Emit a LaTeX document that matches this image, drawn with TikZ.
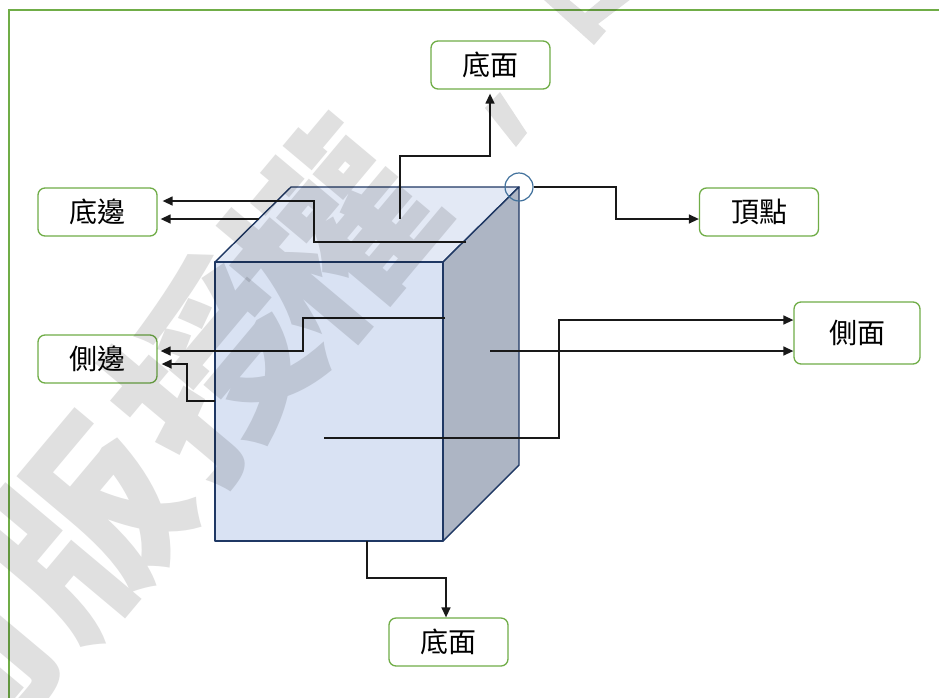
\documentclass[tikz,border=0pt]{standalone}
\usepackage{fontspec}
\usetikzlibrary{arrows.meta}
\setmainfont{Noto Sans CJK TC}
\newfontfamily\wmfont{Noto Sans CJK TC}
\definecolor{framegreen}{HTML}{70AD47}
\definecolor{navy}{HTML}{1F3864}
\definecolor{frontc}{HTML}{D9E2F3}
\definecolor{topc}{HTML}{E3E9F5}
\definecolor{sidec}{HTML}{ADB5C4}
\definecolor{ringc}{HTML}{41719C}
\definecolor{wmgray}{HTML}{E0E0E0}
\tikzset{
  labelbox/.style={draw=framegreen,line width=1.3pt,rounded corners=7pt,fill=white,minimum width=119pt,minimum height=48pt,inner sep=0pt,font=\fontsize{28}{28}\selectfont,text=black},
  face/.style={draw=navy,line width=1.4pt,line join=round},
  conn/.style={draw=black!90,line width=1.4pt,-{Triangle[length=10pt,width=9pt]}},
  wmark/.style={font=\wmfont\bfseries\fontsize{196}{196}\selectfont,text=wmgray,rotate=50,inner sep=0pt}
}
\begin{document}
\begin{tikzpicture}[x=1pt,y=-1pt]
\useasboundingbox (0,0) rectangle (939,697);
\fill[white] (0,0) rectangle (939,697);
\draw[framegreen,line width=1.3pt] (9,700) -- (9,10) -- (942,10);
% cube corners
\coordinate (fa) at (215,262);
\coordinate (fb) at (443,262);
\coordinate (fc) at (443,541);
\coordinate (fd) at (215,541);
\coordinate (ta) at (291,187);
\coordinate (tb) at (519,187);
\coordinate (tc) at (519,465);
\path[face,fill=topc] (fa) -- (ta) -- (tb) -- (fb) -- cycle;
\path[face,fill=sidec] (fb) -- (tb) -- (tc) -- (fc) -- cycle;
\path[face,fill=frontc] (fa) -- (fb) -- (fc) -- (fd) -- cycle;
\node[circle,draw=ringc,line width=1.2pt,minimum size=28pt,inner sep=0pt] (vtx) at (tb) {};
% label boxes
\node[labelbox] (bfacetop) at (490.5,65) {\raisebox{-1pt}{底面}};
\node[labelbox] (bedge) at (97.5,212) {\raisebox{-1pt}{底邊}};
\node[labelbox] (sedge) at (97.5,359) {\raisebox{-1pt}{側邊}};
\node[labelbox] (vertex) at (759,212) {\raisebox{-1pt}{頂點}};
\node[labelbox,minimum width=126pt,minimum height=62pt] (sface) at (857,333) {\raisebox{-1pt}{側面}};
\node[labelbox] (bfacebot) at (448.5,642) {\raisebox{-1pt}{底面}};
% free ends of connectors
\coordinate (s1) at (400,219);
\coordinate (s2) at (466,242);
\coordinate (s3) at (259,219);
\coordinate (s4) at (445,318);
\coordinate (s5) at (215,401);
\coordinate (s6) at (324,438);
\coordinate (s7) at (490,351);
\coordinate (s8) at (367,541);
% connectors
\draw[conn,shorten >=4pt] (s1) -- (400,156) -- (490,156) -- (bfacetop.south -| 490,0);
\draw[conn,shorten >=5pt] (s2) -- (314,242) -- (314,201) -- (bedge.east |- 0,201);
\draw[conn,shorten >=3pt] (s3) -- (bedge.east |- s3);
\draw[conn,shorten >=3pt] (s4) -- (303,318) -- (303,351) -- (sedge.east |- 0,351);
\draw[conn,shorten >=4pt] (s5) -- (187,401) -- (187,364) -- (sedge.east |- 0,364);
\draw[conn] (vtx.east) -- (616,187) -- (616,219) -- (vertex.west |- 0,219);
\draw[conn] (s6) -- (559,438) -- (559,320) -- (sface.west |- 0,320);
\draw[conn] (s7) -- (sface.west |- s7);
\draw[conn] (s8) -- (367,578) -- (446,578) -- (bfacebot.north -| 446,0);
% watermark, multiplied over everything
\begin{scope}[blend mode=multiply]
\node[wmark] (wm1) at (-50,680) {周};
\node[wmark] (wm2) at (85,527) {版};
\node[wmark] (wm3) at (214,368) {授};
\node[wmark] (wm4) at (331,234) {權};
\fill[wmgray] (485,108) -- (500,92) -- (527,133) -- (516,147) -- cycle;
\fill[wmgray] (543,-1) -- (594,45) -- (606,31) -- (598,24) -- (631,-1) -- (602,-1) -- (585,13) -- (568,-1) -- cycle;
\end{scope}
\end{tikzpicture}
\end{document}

### Requirement
Transcribe the preceding listing in its entirety and with exact wording, leaving out pictures.

### Solved problem
Emit a LaTeX document that matches this image, drawn with TikZ.
\documentclass[tikz,border=0pt]{standalone}
\usepackage{fontspec}
\usetikzlibrary{arrows.meta}
\setmainfont{Noto Sans CJK TC}
\newfontfamily\wmfont{Noto Sans CJK TC}
\definecolor{framegreen}{HTML}{70AD47}
\definecolor{navy}{HTML}{1F3864}
\definecolor{frontc}{HTML}{D9E2F3}
\definecolor{topc}{HTML}{E3E9F5}
\definecolor{sidec}{HTML}{ADB5C4}
\definecolor{ringc}{HTML}{41719C}
\definecolor{wmgray}{HTML}{E0E0E0}
\tikzset{
  labelbox/.style={draw=framegreen,line width=1.3pt,rounded corners=7pt,fill=white,minimum width=119pt,minimum height=48pt,inner sep=0pt,font=\fontsize{28}{28}\selectfont,text=black},
  face/.style={draw=navy,line width=1.4pt,line join=round},
  conn/.style={draw=black!90,line width=1.4pt,-{Triangle[length=10pt,width=9pt]}},
  wmark/.style={font=\wmfont\bfseries\fontsize{196}{196}\selectfont,text=wmgray,rotate=50,inner sep=0pt}
}
\begin{document}
\begin{tikzpicture}[x=1pt,y=-1pt]
\useasboundingbox (0,0) rectangle (939,697);
\fill[white] (0,0) rectangle (939,697);
\draw[framegreen,line width=1.3pt] (9,700) -- (9,10) -- (942,10);
% cube corners
\coordinate (fa) at (215,262);
\coordinate (fb) at (443,262);
\coordinate (fc) at (443,541);
\coordinate (fd) at (215,541);
\coordinate (ta) at (291,187);
\coordinate (tb) at (519,187);
\coordinate (tc) at (519,465);
\path[face,fill=topc] (fa) -- (ta) -- (tb) -- (fb) -- cycle;
\path[face,fill=sidec] (fb) -- (tb) -- (tc) -- (fc) -- cycle;
\path[face,fill=frontc] (fa) -- (fb) -- (fc) -- (fd) -- cycle;
\node[circle,draw=ringc,line width=1.2pt,minimum size=28pt,inner sep=0pt] (vtx) at (tb) {};
% label boxes
\node[labelbox] (bfacetop) at (490.5,65) {\raisebox{-1pt}{底面}};
\node[labelbox] (bedge) at (97.5,212) {\raisebox{-1pt}{底邊}};
\node[labelbox] (sedge) at (97.5,359) {\raisebox{-1pt}{側邊}};
\node[labelbox] (vertex) at (759,212) {\raisebox{-1pt}{頂點}};
\node[labelbox,minimum width=126pt,minimum height=62pt] (sface) at (857,333) {\raisebox{-1pt}{側面}};
\node[labelbox] (bfacebot) at (448.5,642) {\raisebox{-1pt}{底面}};
% free ends of connectors
\coordinate (s1) at (400,219);
\coordinate (s2) at (466,242);
\coordinate (s3) at (259,219);
\coordinate (s4) at (445,318);
\coordinate (s5) at (215,401);
\coordinate (s6) at (324,438);
\coordinate (s7) at (490,351);
\coordinate (s8) at (367,541);
% connectors
\draw[conn,shorten >=4pt] (s1) -- (400,156) -- (490,156) -- (bfacetop.south -| 490,0);
\draw[conn,shorten >=5pt] (s2) -- (314,242) -- (314,201) -- (bedge.east |- 0,201);
\draw[conn,shorten >=3pt] (s3) -- (bedge.east |- s3);
\draw[conn,shorten >=3pt] (s4) -- (303,318) -- (303,351) -- (sedge.east |- 0,351);
\draw[conn,shorten >=4pt] (s5) -- (187,401) -- (187,364) -- (sedge.east |- 0,364);
\draw[conn] (vtx.east) -- (616,187) -- (616,219) -- (vertex.west |- 0,219);
\draw[conn] (s6) -- (559,438) -- (559,320) -- (sface.west |- 0,320);
\draw[conn] (s7) -- (sface.west |- s7);
\draw[conn] (s8) -- (367,578) -- (446,578) -- (bfacebot.north -| 446,0);
% watermark, multiplied over everything
\begin{scope}[blend mode=multiply]
\node[wmark] (wm1) at (-50,680) {周};
\node[wmark] (wm2) at (85,527) {版};
\node[wmark] (wm3) at (214,368) {授};
\node[wmark] (wm4) at (331,234) {權};
\fill[wmgray] (485,108) -- (500,92) -- (527,133) -- (516,147) -- cycle;
\fill[wmgray] (543,-1) -- (594,45) -- (606,31) -- (598,24) -- (631,-1) -- (602,-1) -- (585,13) -- (568,-1) -- cycle;
\end{scope}
\end{tikzpicture}
\end{document}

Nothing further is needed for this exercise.